Indeed I've long said that the act of abduction destroys all trust on BOTH sides. It doesn't take long for the abductor to see the pain and torment they've caused the LBP (assuming they were selfish enough to not have thought about that before the abduction.) This is a big reason I have very little confidence or regard for mediation in these cases, especially forced/mandatory mediation in noncompliant countries. Mediation requires that both parties have some basic level of trust (in the other party and the enforceability of the mediated agreement) and both parties having something the other one wants. Otherwise it's just another way to waste time and money.

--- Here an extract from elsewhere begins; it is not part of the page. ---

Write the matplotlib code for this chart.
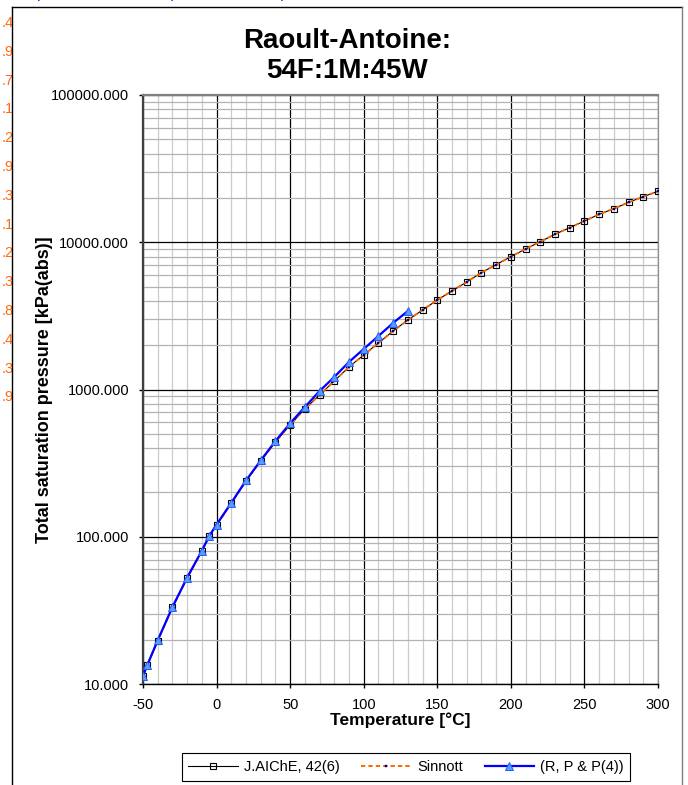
import matplotlib
matplotlib.use('Agg')
import matplotlib.pyplot as plt
from matplotlib.ticker import MultipleLocator, LogLocator, FixedLocator, NullFormatter, FuncFormatter
from matplotlib.patches import Rectangle
from matplotlib.lines import Line2D

plt.rcParams['font.family'] = ['Liberation Sans', 'DejaVu Sans']
plt.rcParams['axes.unicode_minus'] = False

# ---------------- data ----------------
temps_aiche = [-50, -47, -40, -30, -20, -10, -5, 0, 10, 20, 30, 40, 50, 60, 70, 80, 90,
               100, 110, 120, 130, 140, 150, 160, 170, 180, 190, 200, 210, 220, 230,
               240, 250, 260, 270, 280, 290, 300]
p_aiche = [11.3, 13.5, 19.7, 33.2, 52.5, 80, 101, 120, 169, 239, 327, 440, 575, 738, 918,
           1143, 1422, 1716, 2069, 2496, 2964, 3465, 4052, 4668, 5375, 6213, 7046, 7979,
           9000, 10090, 11330, 12560, 13940, 15480, 16900, 18670, 20390, 22180]

temps_sinnott = [-50, -47, -40, -30, -20, -10, -5, 0, 10, 20, 30, 40, 50, 60, 70, 80, 90,
                 100, 110, 120, 130, 140, 150, 160, 170, 180, 190, 200, 210, 220, 230,
                 240, 250, 260, 270, 280, 290, 300]
p_sinnott = [11.3, 13.5, 19.7, 33.2, 52.5, 80, 101, 120, 169, 239, 327, 440, 575, 738, 918,
             1143, 1422, 1716, 2069, 2496, 2964, 3465, 4052, 4668, 5375, 6213, 7046, 7979,
             9000, 10090, 11330, 12560, 13940, 15480, 16900, 18670, 20390, 22180]

temps_rpp = [-50, -47, -40, -30, -20, -10, -5, 0, 10, 20, 30, 40, 50, 60, 70, 80, 90,
             100, 110, 120, 130]
p_rpp = [11.3, 13.5, 19.8, 33.3, 52.8, 80.5, 101, 121, 170, 241, 330, 446, 590, 760, 977,
         1216, 1538, 1884, 2307, 2832, 3412]

series_labels = ['J.AIChE, 42(6)', 'Sinnott', '(R, P & P(4))']
x_ticks = [-50, 0, 50, 100, 150, 200, 250, 300]
y_ticks = [10, 100, 1000, 10000, 100000]
title_text = 'Raoult-Antoine:\n54F:1M:45W'
x_label = 'Temperature [°C]'
y_label = 'Total saturation pressure [kPa(abs)]'
margin_digits = ['.4', '.9', '.7', '.1', '.2', '.9', '.3', '.1', '.2', '.3', '.8', '.4', '.3', '.9']
top_note = '(based on Antoine equation constants)'

# ---------------- figure ----------------
W, H = 688, 785
fig = plt.figure(figsize=(W / 100, H / 100), dpi=100)
fig.patch.set_facecolor('white')


def fx(x):
    return x / W


def fy(y):
    return 1 - y / H


# clipped text fragments outside the chart area
for i, s in enumerate(margin_digits):
    fig.text(fx(14), fy(23 + 28.8 * i), s, ha='right', va='center', fontsize=10.5,
             color='#FF6A13', zorder=0.5)
fig.text(fx(35), fy(-1.5), top_note, ha='left', va='baseline', fontsize=10.5,
         color='#0000EE', zorder=0.5)

# chart area
fig.add_artist(Rectangle((fx(12), fy(800)), (682 - 12) / W, (800 - 7) / H,
                         transform=fig.transFigure, facecolor='white', edgecolor='none',
                         zorder=1))
fig.add_artist(Line2D([fx(12), fx(12)], [fy(7), fy(800)], transform=fig.transFigure,
                      color='black', lw=1.0, zorder=1.1))
fig.add_artist(Line2D([fx(12), fx(682)], [fy(7), fy(7)], transform=fig.transFigure,
                      color='black', lw=1.0, zorder=1.1))
fig.add_artist(Line2D([fx(682), fx(682)], [fy(7), fy(800)], transform=fig.transFigure,
                      color='#808080', lw=1.0, zorder=1.1))

fig.text(fx(347), fy(56), title_text, ha='center', va='center', fontsize=20,
         fontweight='bold', linespacing=1.15, zorder=3)

ax = fig.add_axes([fx(143), fy(684), (658 - 143) / W, (684 - 95) / H])
ax.set_zorder(2)
ax.set_facecolor('white')
ax.set_yscale('log')
ax.set_xlim(-50, 300)
ax.set_ylim(10, 100000)

ax.xaxis.set_major_locator(FixedLocator(x_ticks))
ax.xaxis.set_minor_locator(MultipleLocator(10))
ax.yaxis.set_major_locator(FixedLocator(y_ticks))
ax.yaxis.set_minor_locator(LogLocator(base=10, subs=[2, 3, 4, 5, 6, 7, 8, 9], numticks=20))
ax.yaxis.set_major_formatter(FuncFormatter(lambda v, p: f'{v:.3f}'))
ax.yaxis.set_minor_formatter(NullFormatter())

ax.tick_params(axis='both', which='major', direction='out', length=3, width=1,
               labelsize=10.5, color='black')
ax.tick_params(axis='x', which='major', pad=7)
ax.tick_params(axis='y', which='major', pad=7)
ax.tick_params(axis='both', which='minor', length=0)

ax.set_axisbelow(True)
ax.grid(True, axis='x', which='minor', color='#cccccc', lw=0.9)
ax.grid(True, axis='y', which='minor', color='#b4b4b4', lw=0.9)
ax.grid(True, axis='both', which='major', color='black', lw=0.9)

ax.spines['left'].set_color('#404040')
ax.spines['left'].set_linewidth(1.6)
ax.spines['top'].set_color('#808080')
ax.spines['top'].set_linewidth(1.6)
ax.spines['right'].set_color('#909090')
ax.spines['right'].set_linewidth(0.9)
ax.spines['bottom'].set_color('black')
ax.spines['bottom'].set_linewidth(1.0)

ax.plot(temps_aiche, p_aiche, color='black', lw=0.8, marker='s', markersize=4.6,
        markerfacecolor='none', markeredgecolor='black', markeredgewidth=0.8,
        label=series_labels[0], zorder=3)
ax.plot(temps_sinnott, p_sinnott, color='#FF6600', lw=1.4, linestyle=(0, (2.2, 1.6)),
        marker='s', markersize=2.0, markerfacecolor='#000080', markeredgecolor='#000080',
        markeredgewidth=0.3, label=series_labels[1], zorder=4)
ax.plot(temps_rpp, p_rpp, color='#0000FF', lw=1.6, marker='^', markersize=5.5,
        markerfacecolor='#5B9BFF', markeredgecolor='#1F5FFF', markeredgewidth=0.7,
        label=series_labels[2], zorder=5)

ax.set_xlabel(x_label, fontsize=12.5, fontweight='bold', va='center')
ax.xaxis.set_label_coords(0.5, -(720 - 684) / (684 - 95))
ax.set_ylabel(y_label, fontsize=13, fontweight='bold', va='center')
ax.yaxis.set_label_coords((45 - 143) / (658 - 143), 0.5)

leg = fig.legend(loc='center', bbox_to_anchor=(fx(406), fy(767)), ncol=3,
                 fontsize=10.5, frameon=True, fancybox=False, framealpha=1,
                 edgecolor='black', handlelength=3.4, handletextpad=0.4,
                 columnspacing=1.5, borderpad=0.45, numpoints=1)
leg.get_frame().set_linewidth(0.8)
leg.set_zorder(3)

fig.savefig('out.png', dpi=100, facecolor='white')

But once a child is in a noncompliant country what does the LBP have that the abductor wants? The abductor, probably a woman, will likely get free legal aid and support and doesn't really need to be worried about a return order since their country is noncompliant. Child Support is one thing they may want. Except that, as family law generally stands in most of the West (and certainly in the USA) Child Support is NOT at all conditioned on the non-custodial parent being able to visit their child. The abductor can deny all visits and the visitation orders are rarely enforced while the the Child Support is massively enforced by a gigantic industry of public and private agencies. So again, what does the LBP have to negotiate with? They have nothing but the hope that the abducting parent will somehow find it in their heart to do what is right for the children if not for the person they once said they loved. This is certainly easier for the abductor to do once the LBP has given up on the Hague case, but it comes down to asking yourself, do you trust the abductor?
In my case the answer is simple. I trust the Hague Convention and Mexico's courts more than I trust my wife. Pretty sad statement I know, -- since I have virtually no confidence in the Hague Convention or Mexico's courts.

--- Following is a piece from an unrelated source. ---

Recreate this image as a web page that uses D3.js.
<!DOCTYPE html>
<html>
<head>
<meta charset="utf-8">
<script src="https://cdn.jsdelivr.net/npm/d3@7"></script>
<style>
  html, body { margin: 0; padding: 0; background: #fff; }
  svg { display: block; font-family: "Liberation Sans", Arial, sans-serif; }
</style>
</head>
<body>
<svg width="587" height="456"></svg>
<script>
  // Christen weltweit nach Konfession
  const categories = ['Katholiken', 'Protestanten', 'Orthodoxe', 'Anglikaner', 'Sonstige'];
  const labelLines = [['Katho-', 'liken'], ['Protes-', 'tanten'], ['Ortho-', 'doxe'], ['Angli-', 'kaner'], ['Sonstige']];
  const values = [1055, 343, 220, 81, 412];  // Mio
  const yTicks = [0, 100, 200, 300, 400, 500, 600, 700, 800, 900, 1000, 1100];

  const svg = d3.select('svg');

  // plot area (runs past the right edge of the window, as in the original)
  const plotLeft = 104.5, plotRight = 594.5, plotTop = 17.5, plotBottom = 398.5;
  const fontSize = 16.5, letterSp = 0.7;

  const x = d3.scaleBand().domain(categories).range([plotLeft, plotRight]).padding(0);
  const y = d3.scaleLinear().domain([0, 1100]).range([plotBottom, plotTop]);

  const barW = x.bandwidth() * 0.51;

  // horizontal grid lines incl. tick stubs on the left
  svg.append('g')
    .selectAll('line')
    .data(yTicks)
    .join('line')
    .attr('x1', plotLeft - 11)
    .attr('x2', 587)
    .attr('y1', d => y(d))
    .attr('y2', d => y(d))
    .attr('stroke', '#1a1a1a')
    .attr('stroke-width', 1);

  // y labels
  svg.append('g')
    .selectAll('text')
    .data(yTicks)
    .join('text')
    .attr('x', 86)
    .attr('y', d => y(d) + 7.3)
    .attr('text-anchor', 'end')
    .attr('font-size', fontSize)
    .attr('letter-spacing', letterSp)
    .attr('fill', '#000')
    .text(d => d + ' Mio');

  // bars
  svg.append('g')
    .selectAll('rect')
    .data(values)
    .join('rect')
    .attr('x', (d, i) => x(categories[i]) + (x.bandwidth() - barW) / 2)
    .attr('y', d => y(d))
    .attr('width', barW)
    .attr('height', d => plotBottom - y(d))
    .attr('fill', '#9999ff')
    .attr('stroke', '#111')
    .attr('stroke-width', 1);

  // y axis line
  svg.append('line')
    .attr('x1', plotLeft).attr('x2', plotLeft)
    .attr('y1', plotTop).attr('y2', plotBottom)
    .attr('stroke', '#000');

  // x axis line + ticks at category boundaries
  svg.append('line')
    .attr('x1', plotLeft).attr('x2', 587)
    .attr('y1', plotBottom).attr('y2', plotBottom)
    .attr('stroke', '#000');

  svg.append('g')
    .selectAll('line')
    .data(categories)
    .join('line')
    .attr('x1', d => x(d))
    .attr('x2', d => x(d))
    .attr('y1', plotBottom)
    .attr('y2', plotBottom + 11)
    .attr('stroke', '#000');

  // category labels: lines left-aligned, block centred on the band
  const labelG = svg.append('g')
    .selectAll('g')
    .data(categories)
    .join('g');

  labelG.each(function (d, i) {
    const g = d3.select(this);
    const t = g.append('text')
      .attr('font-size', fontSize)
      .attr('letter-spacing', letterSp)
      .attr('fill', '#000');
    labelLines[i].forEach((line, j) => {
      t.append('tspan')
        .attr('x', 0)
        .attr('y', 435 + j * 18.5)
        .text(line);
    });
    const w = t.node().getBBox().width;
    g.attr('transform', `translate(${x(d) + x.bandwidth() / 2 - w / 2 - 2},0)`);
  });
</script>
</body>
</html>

All that said, I don't doubt that what worked in your case can work in other cases. In fact I'm sure it can, but it needs to be clear that what you are suggesting essentially comes down to trusting the abductor. The chances of the US government or the authorities of a noncompliant country actually doing something about a violated visitation order, even one issued under the Hague Convention, are even less than the chances of getting an enforced return under the Hague Convention.